Records supplied:
+++++
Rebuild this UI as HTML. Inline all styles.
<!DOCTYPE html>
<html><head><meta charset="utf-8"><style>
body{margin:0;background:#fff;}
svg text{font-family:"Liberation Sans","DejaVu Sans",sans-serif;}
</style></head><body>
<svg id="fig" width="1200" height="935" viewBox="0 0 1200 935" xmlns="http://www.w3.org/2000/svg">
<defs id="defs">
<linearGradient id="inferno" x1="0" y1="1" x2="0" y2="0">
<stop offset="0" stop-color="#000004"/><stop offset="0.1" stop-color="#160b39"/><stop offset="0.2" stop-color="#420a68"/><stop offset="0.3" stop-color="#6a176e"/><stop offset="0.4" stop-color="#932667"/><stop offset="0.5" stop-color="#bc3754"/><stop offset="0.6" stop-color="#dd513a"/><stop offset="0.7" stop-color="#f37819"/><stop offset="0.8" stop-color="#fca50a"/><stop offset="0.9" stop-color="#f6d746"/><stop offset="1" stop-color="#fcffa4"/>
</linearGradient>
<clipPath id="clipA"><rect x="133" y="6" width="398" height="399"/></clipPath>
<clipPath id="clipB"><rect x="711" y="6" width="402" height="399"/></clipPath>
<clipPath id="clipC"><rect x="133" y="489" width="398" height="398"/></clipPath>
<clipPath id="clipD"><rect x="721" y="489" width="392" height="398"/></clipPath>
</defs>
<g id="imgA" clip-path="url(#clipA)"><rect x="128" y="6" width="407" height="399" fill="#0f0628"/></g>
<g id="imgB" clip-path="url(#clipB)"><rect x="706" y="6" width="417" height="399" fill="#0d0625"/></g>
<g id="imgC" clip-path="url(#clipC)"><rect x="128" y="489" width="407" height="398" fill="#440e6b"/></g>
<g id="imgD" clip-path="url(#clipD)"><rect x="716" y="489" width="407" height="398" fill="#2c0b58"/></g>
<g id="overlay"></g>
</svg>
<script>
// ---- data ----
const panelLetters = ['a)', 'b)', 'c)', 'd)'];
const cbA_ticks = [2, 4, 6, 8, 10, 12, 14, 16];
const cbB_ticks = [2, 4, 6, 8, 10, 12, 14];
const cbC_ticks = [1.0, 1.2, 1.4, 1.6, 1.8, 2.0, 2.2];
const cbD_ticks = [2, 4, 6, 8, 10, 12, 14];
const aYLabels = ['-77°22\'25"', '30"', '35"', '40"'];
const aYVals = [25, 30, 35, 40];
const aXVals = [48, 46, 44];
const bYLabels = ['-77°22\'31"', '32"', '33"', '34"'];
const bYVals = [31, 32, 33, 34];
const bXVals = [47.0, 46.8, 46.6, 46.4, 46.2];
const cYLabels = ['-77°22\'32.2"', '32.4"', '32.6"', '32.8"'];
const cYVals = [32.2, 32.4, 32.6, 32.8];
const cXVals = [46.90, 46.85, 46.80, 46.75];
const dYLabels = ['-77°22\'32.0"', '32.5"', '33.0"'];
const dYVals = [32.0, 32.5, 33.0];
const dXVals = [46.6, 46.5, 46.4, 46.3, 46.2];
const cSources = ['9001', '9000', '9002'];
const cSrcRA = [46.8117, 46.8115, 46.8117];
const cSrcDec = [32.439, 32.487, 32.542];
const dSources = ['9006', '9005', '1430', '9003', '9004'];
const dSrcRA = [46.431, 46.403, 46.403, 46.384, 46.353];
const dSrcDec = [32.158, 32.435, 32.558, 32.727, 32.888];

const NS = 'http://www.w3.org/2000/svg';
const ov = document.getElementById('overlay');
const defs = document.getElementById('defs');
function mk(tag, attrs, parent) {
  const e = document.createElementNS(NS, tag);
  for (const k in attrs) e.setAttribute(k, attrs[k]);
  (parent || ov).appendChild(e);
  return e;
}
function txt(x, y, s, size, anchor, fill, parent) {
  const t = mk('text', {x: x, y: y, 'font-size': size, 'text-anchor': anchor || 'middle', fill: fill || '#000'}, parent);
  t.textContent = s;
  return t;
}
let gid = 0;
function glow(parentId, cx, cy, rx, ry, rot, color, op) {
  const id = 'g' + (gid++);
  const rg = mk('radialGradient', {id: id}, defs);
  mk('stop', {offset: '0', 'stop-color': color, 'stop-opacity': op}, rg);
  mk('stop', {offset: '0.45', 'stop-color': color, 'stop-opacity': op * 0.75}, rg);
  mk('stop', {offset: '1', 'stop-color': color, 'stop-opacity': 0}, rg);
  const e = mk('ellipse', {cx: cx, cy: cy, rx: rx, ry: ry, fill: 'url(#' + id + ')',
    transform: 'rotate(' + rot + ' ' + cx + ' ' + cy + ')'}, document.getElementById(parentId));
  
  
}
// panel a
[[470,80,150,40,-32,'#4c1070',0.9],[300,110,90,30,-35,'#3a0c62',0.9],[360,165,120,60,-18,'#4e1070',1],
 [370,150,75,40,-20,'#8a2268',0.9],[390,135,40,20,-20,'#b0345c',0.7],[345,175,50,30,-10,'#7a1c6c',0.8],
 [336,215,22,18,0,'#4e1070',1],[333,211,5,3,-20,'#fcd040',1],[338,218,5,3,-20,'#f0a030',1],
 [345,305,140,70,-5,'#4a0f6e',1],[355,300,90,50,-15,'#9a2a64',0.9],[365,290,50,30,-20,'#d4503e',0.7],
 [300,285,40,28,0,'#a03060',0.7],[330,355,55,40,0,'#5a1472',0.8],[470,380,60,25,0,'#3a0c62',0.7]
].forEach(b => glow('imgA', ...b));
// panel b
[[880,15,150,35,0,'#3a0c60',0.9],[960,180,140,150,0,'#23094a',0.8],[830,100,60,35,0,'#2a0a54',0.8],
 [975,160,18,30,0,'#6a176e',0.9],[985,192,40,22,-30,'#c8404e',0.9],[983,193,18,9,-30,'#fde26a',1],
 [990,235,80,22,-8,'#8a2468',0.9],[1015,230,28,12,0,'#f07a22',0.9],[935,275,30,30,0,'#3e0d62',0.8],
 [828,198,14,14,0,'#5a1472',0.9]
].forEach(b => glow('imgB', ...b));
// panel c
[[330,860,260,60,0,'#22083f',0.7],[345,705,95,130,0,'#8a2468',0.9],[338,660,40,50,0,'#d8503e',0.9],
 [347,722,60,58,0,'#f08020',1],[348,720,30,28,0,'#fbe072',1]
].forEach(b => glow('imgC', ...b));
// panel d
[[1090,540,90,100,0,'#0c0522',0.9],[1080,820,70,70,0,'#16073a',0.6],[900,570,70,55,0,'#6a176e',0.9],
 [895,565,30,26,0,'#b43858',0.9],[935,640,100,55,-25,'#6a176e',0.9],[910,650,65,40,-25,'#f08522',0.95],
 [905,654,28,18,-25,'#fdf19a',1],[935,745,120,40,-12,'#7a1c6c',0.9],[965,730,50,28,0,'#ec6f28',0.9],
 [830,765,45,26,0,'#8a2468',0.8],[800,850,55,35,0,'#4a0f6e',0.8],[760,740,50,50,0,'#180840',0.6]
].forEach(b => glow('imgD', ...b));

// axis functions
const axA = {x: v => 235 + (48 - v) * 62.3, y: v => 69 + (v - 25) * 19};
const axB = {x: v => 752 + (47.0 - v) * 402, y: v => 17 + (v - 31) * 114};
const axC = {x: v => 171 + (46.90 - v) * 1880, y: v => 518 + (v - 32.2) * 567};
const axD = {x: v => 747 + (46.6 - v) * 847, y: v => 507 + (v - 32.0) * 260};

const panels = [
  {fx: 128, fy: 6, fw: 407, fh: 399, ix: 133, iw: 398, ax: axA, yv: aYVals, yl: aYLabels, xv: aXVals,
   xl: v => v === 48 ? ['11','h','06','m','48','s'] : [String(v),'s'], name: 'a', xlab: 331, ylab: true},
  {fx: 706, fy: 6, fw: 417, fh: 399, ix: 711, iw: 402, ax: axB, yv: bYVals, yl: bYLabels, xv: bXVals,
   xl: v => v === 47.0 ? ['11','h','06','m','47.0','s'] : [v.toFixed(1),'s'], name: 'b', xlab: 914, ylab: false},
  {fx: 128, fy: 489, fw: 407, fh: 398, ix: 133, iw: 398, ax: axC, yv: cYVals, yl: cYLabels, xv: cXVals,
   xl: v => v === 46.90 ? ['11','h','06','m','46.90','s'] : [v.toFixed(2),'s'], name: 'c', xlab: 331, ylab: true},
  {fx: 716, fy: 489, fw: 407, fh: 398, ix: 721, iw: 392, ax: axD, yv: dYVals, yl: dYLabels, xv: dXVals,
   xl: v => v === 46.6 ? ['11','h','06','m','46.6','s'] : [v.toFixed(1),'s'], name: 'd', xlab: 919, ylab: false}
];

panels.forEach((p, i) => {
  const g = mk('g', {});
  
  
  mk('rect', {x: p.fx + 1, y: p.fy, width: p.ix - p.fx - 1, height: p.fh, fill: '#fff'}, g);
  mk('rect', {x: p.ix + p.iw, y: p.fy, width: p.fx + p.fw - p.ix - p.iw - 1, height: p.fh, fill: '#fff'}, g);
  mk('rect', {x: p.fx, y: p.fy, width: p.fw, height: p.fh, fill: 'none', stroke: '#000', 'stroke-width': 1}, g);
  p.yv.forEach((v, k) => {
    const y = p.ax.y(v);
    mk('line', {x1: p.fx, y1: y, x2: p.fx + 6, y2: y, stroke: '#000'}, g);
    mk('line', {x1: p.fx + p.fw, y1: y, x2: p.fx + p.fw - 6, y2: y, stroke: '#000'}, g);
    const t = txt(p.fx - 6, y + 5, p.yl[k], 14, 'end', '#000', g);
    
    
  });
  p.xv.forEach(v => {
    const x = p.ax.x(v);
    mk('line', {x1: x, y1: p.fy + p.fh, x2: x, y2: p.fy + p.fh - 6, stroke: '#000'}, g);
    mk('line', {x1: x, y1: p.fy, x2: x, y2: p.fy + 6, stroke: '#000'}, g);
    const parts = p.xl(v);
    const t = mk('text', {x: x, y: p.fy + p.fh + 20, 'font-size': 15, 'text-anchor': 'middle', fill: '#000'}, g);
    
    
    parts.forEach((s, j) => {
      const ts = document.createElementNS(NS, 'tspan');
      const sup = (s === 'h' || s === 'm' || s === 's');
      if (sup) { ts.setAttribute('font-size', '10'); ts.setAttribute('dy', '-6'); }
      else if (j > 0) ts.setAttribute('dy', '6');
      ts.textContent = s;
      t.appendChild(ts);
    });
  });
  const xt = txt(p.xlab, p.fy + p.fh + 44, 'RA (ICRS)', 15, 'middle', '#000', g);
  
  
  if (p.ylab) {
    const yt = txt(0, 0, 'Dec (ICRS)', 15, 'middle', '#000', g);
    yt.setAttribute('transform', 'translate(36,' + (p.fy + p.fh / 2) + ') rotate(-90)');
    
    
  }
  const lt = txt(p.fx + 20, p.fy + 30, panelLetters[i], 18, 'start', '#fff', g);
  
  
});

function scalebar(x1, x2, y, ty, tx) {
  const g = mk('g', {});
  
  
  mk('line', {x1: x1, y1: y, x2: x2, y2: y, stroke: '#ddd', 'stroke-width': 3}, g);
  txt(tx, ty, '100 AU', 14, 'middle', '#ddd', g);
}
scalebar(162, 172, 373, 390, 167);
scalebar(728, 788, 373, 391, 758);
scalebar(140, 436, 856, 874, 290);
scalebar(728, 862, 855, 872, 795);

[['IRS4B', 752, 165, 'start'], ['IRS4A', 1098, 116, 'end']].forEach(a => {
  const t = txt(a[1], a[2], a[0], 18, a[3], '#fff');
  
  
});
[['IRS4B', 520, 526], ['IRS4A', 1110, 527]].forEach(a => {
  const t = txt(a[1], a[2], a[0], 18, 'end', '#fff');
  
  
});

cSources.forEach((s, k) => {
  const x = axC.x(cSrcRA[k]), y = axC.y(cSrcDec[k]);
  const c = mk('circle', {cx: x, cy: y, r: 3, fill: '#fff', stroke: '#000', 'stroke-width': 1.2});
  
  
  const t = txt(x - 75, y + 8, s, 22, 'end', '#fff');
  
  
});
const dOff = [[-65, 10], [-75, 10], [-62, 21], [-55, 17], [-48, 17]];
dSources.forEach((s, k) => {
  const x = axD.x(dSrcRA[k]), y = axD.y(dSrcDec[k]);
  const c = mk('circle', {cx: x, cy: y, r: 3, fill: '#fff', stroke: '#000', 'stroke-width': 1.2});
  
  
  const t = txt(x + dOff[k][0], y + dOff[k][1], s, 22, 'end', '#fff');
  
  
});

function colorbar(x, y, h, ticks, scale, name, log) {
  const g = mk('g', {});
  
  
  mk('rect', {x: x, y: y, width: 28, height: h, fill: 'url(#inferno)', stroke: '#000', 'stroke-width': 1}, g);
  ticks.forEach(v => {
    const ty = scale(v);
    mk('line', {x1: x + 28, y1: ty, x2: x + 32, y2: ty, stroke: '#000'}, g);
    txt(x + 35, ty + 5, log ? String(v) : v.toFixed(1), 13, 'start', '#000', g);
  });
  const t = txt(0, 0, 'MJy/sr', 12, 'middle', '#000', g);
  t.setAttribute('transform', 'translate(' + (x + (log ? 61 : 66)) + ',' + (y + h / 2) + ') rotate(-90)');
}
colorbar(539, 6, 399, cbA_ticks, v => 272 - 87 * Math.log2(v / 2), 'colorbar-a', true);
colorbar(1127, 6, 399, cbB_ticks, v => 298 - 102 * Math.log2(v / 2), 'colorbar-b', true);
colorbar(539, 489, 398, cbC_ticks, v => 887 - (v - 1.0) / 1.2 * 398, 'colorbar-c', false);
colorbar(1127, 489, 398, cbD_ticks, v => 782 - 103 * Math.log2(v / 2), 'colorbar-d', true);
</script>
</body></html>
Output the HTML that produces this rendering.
+++++
Goal of the exercise: Locate the word "this" in the records and collect each line it appears in.

Written reply:
Rebuild this UI as HTML. Inline all styles.
Output the HTML that produces this rendering.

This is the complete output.